The 22-page Section 4.5 of the draft EIR addresses ways the Wal-Mart Supercenter would affect existing businesses and what might happen when Wal-Mart abandons its existing store location at Mitchell and Hatch roads. This statement appears on page 20 of the section: "Development of the proposed Mitchell Ranch Center project with a Walmart store along with other planned retail projects in the region may result in closure of competing businesses. These closures may increase the inability of property owners to lease vacant buildings, potentially resulting in physical deterioration and urban decay. This impact is less than cumulatively


Senior Planner Tom Westbrook said that the city doesn't expect a "significant increase in tax revenue from the new store to the old store."

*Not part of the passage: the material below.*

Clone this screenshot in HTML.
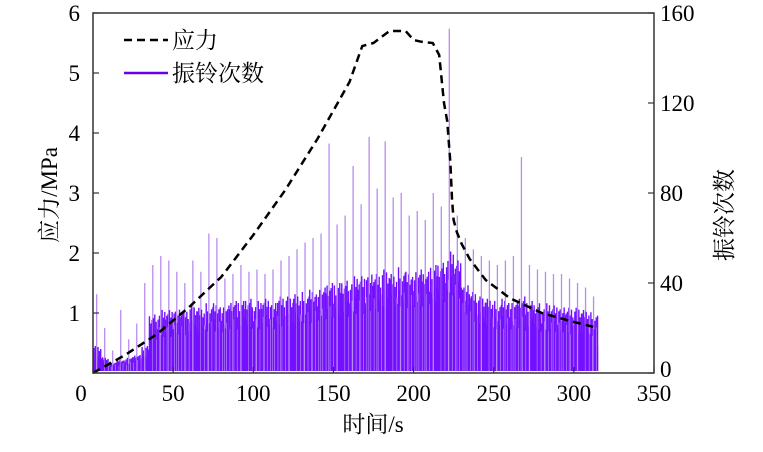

The document suggests that the project "may result in closure of competing businesses" but that "this impact is less than cumulatively considerable." The report suggests that the Supercenter would capture 16 percent of Ceres' grocery sales, which could impact stores like Save Mart and Richland. The EIR indicates that the draw to the new Walmart could impact Keyes Supermarket, just 2.2 miles away.

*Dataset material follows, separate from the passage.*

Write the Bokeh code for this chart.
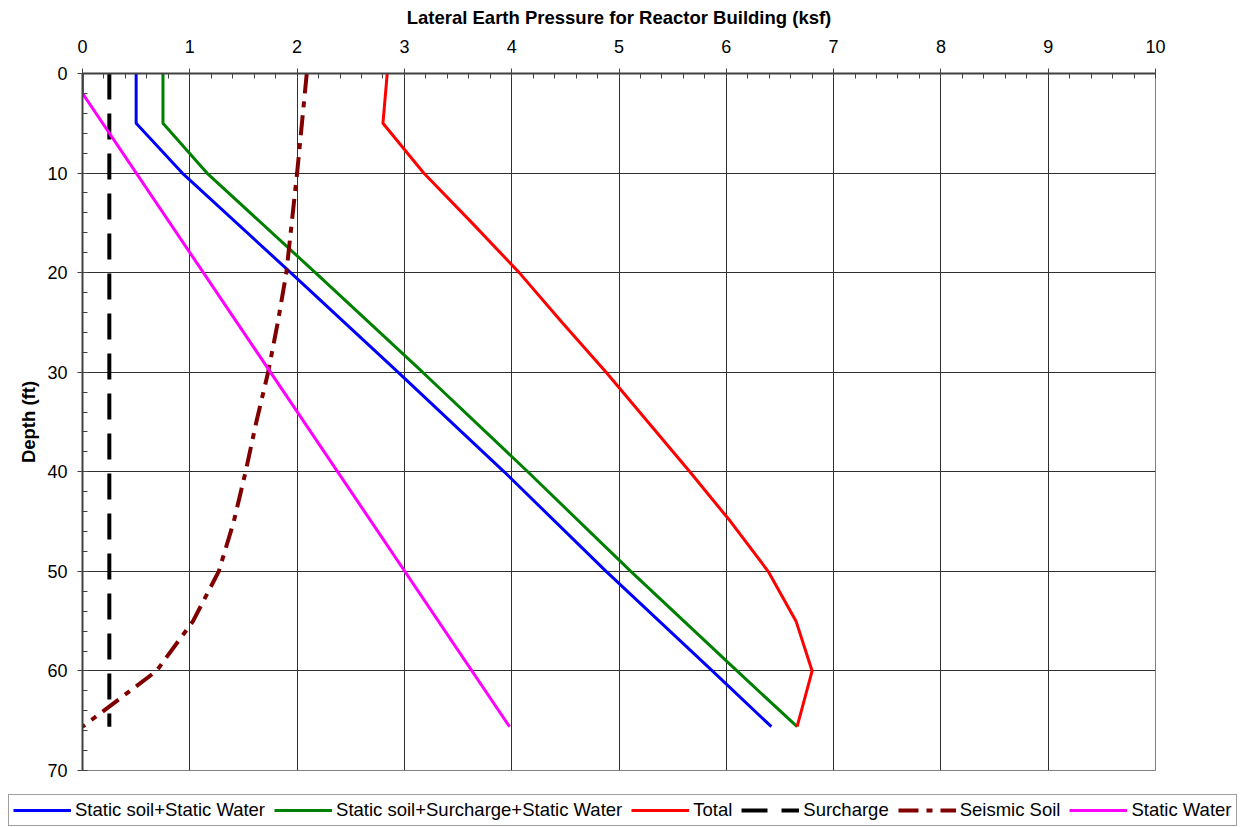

The Supercenter would continue to lure shoppers from other communities with limited shopping opportunities, including Hughson, Keyes, Waterford, Roberts Ferry and Hickman.

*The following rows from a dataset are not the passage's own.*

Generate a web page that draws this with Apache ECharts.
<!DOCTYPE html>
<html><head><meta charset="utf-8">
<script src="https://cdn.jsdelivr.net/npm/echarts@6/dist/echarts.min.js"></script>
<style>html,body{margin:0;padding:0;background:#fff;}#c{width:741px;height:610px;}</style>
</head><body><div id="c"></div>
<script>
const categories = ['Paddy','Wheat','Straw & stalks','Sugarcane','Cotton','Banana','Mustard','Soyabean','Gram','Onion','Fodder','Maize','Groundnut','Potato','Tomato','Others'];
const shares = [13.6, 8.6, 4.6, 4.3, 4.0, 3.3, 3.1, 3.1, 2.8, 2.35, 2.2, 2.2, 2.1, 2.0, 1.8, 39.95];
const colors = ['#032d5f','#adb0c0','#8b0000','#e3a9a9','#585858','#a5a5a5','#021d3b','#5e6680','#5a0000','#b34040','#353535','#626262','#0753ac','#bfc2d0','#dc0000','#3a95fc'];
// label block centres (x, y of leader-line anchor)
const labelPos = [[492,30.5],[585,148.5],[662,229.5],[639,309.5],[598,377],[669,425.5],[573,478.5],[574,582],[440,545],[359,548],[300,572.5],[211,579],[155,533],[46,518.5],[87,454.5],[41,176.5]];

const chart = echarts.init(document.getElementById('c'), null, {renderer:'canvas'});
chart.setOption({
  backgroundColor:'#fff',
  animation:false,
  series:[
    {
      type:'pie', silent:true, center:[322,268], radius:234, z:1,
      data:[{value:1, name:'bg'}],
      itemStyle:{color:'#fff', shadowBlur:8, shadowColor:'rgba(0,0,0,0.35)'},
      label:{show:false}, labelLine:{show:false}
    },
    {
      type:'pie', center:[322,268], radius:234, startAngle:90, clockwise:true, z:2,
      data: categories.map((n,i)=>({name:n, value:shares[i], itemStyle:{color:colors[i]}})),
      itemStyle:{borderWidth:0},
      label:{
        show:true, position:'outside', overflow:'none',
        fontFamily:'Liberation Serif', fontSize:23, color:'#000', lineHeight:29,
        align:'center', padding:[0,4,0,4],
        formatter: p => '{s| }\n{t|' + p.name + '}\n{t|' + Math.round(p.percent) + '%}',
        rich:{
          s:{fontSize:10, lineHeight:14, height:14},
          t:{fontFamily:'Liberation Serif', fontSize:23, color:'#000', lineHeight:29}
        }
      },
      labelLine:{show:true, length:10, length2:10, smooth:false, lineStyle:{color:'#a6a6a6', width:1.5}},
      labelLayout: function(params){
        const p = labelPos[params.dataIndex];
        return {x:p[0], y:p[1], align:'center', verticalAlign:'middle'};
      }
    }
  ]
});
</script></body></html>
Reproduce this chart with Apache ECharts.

Economists who studied the project and the local economy state that the project could help eliminate the sales bleed to other nearby communities. "Ceres may be

losing sales to these larger neighbors as its residents seek shopping opportunities not found in Ceres itself," the report said.

Ceres has a per capita sales tax rate that is slightly below the county and the state. For example, Ceres' per capita sales are estimated at $11,550 compared $13,839 for Modesto and $15,553 for Turlock.

The review period is drawing input from residents on the impacts with some offering suggestions. Florence Cardenas, a resident of nearby Archcliffe Drive since 1990, has reviewed the EIR and doesn't want Don Pedro Avenue offering access to the project. She wants to see the project blocked off from Don Pedro Avenue with a wall and have the store placed at the southwest corner of the parcel, facing Mitchell Road. It is currently drawn to face Service Road with its back to Don Pedro Avenue. Cardenas said "there is no way that residents on or near Don Pedro Road should be expected to handle the increased traffic, noise, and air pollution that will be created by having a 24-hour Supercenter so close."

The center is expected to generate seven to nine truck deliveries per day as well as eight to 10 vendor trucks.

The plan calls for the building of an 8-foot-tall noise barriers at the back of the Supercenter and the other stores and placement of loading docks below ground level. Noise would still be an issue, the EIR notes, with decibels ranging from 42 and 63 at its highest.

Some are concerned about the store being open around the clock with its impacts, notably noise.

The EIR addresses ways to mitigate the extra traffic that would be generated by the project. Two new traffic signals would be added along Mitchell Road and Don Pedro and Service roads would be widened to accommodate the increase in traffic. Shoppers would be able to enter the center at two driveways each on Service, Mitchell and Don Pedro roads.

For years city officials have been planning for the region - called the Southern Gateway - to be developed as a regional retail center. In 2008, the 17-acre Ceres Gateway Center was approved for the southwest corner of Mitchell and Service roads with a three-story, 162-room Hampton Inn but the economy has temporarily halted its development.